For years now, grand promises have been made about online teaching. But now that we are actually trying it out en masse, remote learning turns out to be just that. Very remote.
On top of this, in practice, the online university comes down to lots and lots of Zoom. Or Skype. Or Teams. Same same. It’s sad to see how enthusiastically everyone is jumping into the closed systems of private, profit-making, data hungry companies. Our education is being shaped by tools that are shaped by people with completely different interests than ours. Students are forced to give up privacy and security. And the hard work of improvising teachers all too easily disappears behind locked doors.
It reminds me of recent research with self-driving cars. These too are predicted to bring us a wonderful future. And here too, we are supposed to spend our money on what private corporations deign to offer of us instead of working on a public alternative. The car industry, after all, has more money than the railways; Tesla’s marketing will always be more glamorous than that of bus companies.
‘Let’s invest in free, open software’
This fantasy world was recently put to the test as well. Researchers gave a group of test subjects a robotic car from the future, simulated by simply using hired drivers. The result? Test subjects sent their car out to do anything and everything. Back home because there was nowhere to park at work; to the supermarket to autonomously pick up an order; to drive their kids to friends when they didn’t have time for it themselves, etc. These ‘smart’ cars drove many more kilometres than their dumb predecessors and could therefore be disastrous both for our mobility and for the climate. A golden future? Not one bit. Well, maybe for the car industry. The test subjects travelled less by public transport and once they were used to the convenience of their wonder cars, they did not want to give them up again.
Just as with those cars, we have to be careful that we don’t quickly get used to all that shiny software from America, including its huge disadvantages, and then stop looking for alternatives.

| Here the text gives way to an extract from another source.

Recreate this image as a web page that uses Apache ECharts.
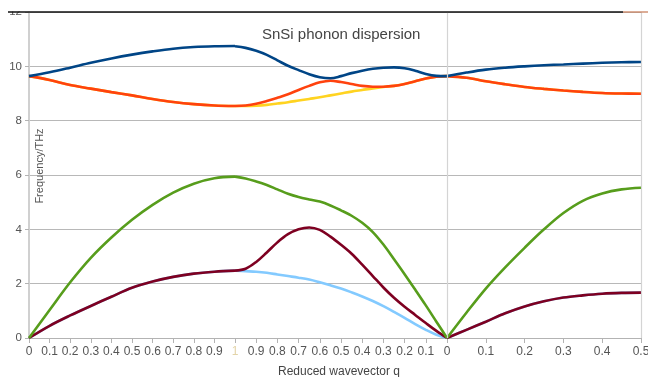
<!DOCTYPE html>
<html>
<head>
<meta charset="utf-8">
<script src="https://cdn.jsdelivr.net/npm/echarts@6/dist/echarts.min.js"></script>
<style>
  html, body { margin: 0; padding: 0; background: #fff; }
  #chart { width: 648px; height: 377px; }
</style>
</head>
<body>
<div id="chart"></div>
<script>
// q samples along the three path segments (seg 2 runs back from 1 to 0)
const q1 = [0, 0.1, 0.2, 0.3, 0.4, 0.5, 0.6, 0.7, 0.8, 0.9, 1];
const q2 = [1, 0.95, 0.9, 0.85, 0.8, 0.75, 0.7, 0.65, 0.6, 0.55, 0.5, 0.45, 0.4, 0.35, 0.3, 0.25, 0.2, 0.15, 0.1, 0.05, 0];
const q3 = [0, 0.05, 0.1, 0.15, 0.2, 0.25, 0.3, 0.35, 0.4, 0.45, 0.5];

// frequencies (THz), one array per band and segment
const blue1 = [9.64, 9.78, 9.95, 10.13, 10.29, 10.43, 10.55, 10.65, 10.71, 10.74, 10.75];
const blue2 = [10.74, 10.68, 10.57, 10.42, 10.22, 10.02, 9.86, 9.71, 9.6, 9.56, 9.64, 9.75, 9.84, 9.91, 9.95, 9.96, 9.93, 9.84, 9.72, 9.65, 9.64];
const blue3 = [9.64, 9.77, 9.88, 9.95, 10.0, 10.04, 10.07, 10.1, 10.13, 10.15, 10.16];

const orange1 = [9.64, 9.5, 9.31, 9.18, 9.05, 8.93, 8.8, 8.69, 8.61, 8.56, 8.54];
const orange2 = [8.54, 8.56, 8.62, 8.72, 8.84, 8.97, 9.13, 9.28, 9.41, 9.47, 9.42, 9.35, 9.28, 9.25, 9.25, 9.28, 9.35, 9.45, 9.55, 9.62, 9.64];
const orange3 = [9.64, 9.58, 9.45, 9.34, 9.24, 9.17, 9.11, 9.06, 9.02, 9.0, 8.99];

const yellow1 = [9.64, 9.5, 9.31, 9.18, 9.05, 8.93, 8.8, 8.69, 8.61, 8.56, 8.54];
const yellow2 = [8.54, 8.54, 8.55, 8.58, 8.63, 8.68, 8.74, 8.8, 8.86, 8.93, 9.0, 9.07, 9.13, 9.19, 9.24, 9.28, 9.35, 9.45, 9.55, 9.62, 9.64];
const yellow3 = [9.64, 9.58, 9.45, 9.34, 9.24, 9.17, 9.11, 9.06, 9.02, 9.0, 8.99];

const green1 = [0, 1.03, 2.05, 2.95, 3.7, 4.35, 4.9, 5.35, 5.68, 5.88, 5.94];
const green2 = [5.94, 5.87, 5.76, 5.63, 5.47, 5.31, 5.19, 5.1, 5.02, 4.88, 4.7, 4.5, 4.24, 3.9, 3.44, 2.9, 2.35, 1.78, 1.2, 0.6, 0];
const green3 = [0, 0.93, 1.82, 2.6, 3.32, 4.0, 4.6, 5.05, 5.32, 5.47, 5.53];

const maroon1 = [0, 0.45, 0.83, 1.18, 1.52, 1.85, 2.08, 2.25, 2.37, 2.44, 2.48];
const maroon2 = [2.48, 2.55, 2.8, 3.15, 3.52, 3.82, 4.0, 4.07, 3.98, 3.73, 3.43, 3.1, 2.7, 2.28, 1.86, 1.48, 1.15, 0.85, 0.55, 0.26, 0];
const maroon3 = [0, 0.3, 0.6, 0.91, 1.16, 1.35, 1.49, 1.57, 1.63, 1.66, 1.67];

const sky1 = [0, 0.45, 0.83, 1.18, 1.52, 1.85, 2.08, 2.25, 2.37, 2.44, 2.48];
const sky2 = [2.48, 2.46, 2.44, 2.4, 2.34, 2.28, 2.22, 2.15, 2.05, 1.94, 1.82, 1.68, 1.53, 1.36, 1.17, 0.96, 0.74, 0.51, 0.3, 0.12, 0];
const sky3 = [0, 0.3, 0.6, 0.91, 1.16, 1.35, 1.49, 1.57, 1.63, 1.66, 1.67];

// x tick labels
const tickQ1 = [0, 0.1, 0.2, 0.3, 0.4, 0.5, 0.6, 0.7, 0.8, 0.9, 1];
const tickQ2 = [0.9, 0.8, 0.7, 0.6, 0.5, 0.4, 0.3, 0.2, 0.1, 0];
const tickQ3 = [0.1, 0.2, 0.3, 0.4, 0.5];
const tickLabels = ['0', '0.1', '0.2', '0.3', '0.4', '0.5', '0.6', '0.7', '0.8', '0.9', '1',
  '0.9', '0.8', '0.7', '0.6', '0.5', '0.4', '0.3', '0.2', '0.1', '0',
  '0.1', '0.2', '0.3', '0.4', '0.5'];

// path coordinate: each segment gets its own length along the x axis
const SEG1 = 206, SEG2 = 212, SEG3 = 194;
const path1 = q => q * SEG1;
const path2 = q => SEG1 + (1 - q) * SEG2;
const path3 = q => SEG1 + SEG2 + (q / 0.5) * SEG3;
const PATH_END = SEG1 + SEG2 + SEG3;

const tickPos = [...tickQ1.map(path1), ...tickQ2.map(path2), ...tickQ3.map(path3)];

function labelFor(value) {
  let best = 0;
  tickPos.forEach((p, i) => {
    if (Math.abs(p - value) < Math.abs(tickPos[best] - value)) best = i;
  });
  if (best === 10) return '{faint|' + tickLabels[best] + '}';
  return tickLabels[best];
}

const FONT = 'Liberation Sans, Arial, sans-serif';

function segLine(name, color, qs, path, vals) {
  return {
    name,
    type: 'line',
    data: qs.map((q, i) => [path(q), vals[i]]),
    smooth: 0.35,
    showSymbol: false,
    symbol: 'none',
    lineStyle: { color, width: 2.6 },
    itemStyle: { color },
    silent: true,
  };
}

// one series per path segment, so the corners at X and Gamma stay sharp
function band(name, color, v1, v2, v3) {
  return [
    segLine(name, color, q1, path1, v1),
    segLine(name, color, q2, path2, v2),
    segLine(name, color, q3, path3, v3),
  ];
}

const series = [
  ...band('sky', '#83caff', sky1, sky2, sky3),
  ...band('yellow', '#ffd320', yellow1, yellow2, yellow3),
  ...band('maroon', '#7e0021', maroon1, maroon2, maroon3),
  ...band('orange', '#ff420e', orange1, orange2, orange3),
  ...band('blue', '#004586', blue1, blue2, blue3),
  ...band('green', '#579d1c', green1, green2, green3),
];

// vertical guide lines at Gamma and at the right edge
series[0].markLine = {
  silent: true,
  symbol: ['none', 'none'],
  label: { show: false },
  lineStyle: { color: '#d4d4d4', width: 1.2, type: 'solid' },
  data: [{ xAxis: SEG1 + SEG2 }, { xAxis: PATH_END }],
};

const chart = echarts.init(document.getElementById('chart'), null, { renderer: 'canvas' });

chart.setOption({
  animation: false,
  textStyle: { fontFamily: FONT },
  title: {
    text: 'SnSi phonon dispersion',
    left: 262,
    top: 27,
    padding: 0,
    textStyle: { fontSize: 15, fontWeight: 'normal', color: '#444', fontFamily: FONT },
  },
  grid: { left: 29, right: 7, top: 12, bottom: 39, outerBoundsMode: 'none' },
  xAxis: {
    type: 'value',
    min: 0,
    max: PATH_END,
    name: 'Reduced wavevector q',
    nameLocation: 'middle',
    nameGap: 28,
    nameTextStyle: { fontSize: 12, color: '#444', fontFamily: FONT, padding: [0, 0, 0, 8] },
    axisLine: { show: true, lineStyle: { color: '#b3b3b3', width: 1 } },
    axisTick: { show: true, length: 5, customValues: tickPos, lineStyle: { color: '#b3b3b3' } },
    axisLabel: {
      customValues: tickPos,
      formatter: labelFor,
      fontSize: 12,
      color: '#555',
      margin: 8,
      hideOverlap: false,
      rich: { faint: { color: '#e3d4a8', fontSize: 12 } },
    },
    splitLine: { show: false },
  },
  yAxis: {
    type: 'value',
    min: 0,
    max: 12,
    interval: 2,
    axisLine: { show: true, lineStyle: { color: '#d0d0d0', width: 2 } },
    axisTick: { show: true, length: 4, lineStyle: { color: '#b3b3b3' } },
    axisLabel: { fontSize: 11.5, color: '#555', margin: 7 },
    splitLine: { show: true, lineStyle: { color: '#b8b8b8', width: 1 } },
  },
  graphic: [
    { type: 'rect', z: 100, shape: { x: 0, y: 0, width: 648, height: 11.4 }, style: { fill: '#fff' } },
    { type: 'line', z: 101, shape: { x1: 8, y1: 12, x2: 623, y2: 12 }, style: { stroke: '#111', lineWidth: 1.3 } },
    { type: 'line', z: 101, shape: { x1: 623, y1: 12, x2: 648, y2: 12 }, style: { stroke: '#c9805f', lineWidth: 1.3 } },
    {
      type: 'text', z: 50, x: 40, y: 166, rotation: Math.PI / 2,
      style: { text: 'Frequency/THz', fontSize: 11, fill: '#555', font: '11px ' + FONT, align: 'center', verticalAlign: 'middle' },
    },
  ],
  series,
});
</script>
</body>
</html>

In a crisis you grab the first tools available. But as soon as the urgent need has passed, we, as a public institution, should put our efforts into public utilities. Let’s invest in free, open software to record and edit our videos. TU Delft can set up hosting for H5P, Jitsi, and BigBlueButton. We can expand projects such as Zesje to become a public infrastructure for our colleague academic institutions.
We cannot help but be shaped by our tools. So we had better choose tools that we ourselves can shape.
Bob van Vliet is a teacher at the Faculty of 3mE. Before, he was a teacher at Industrial Design Engineering and Architecture and the Built Environment.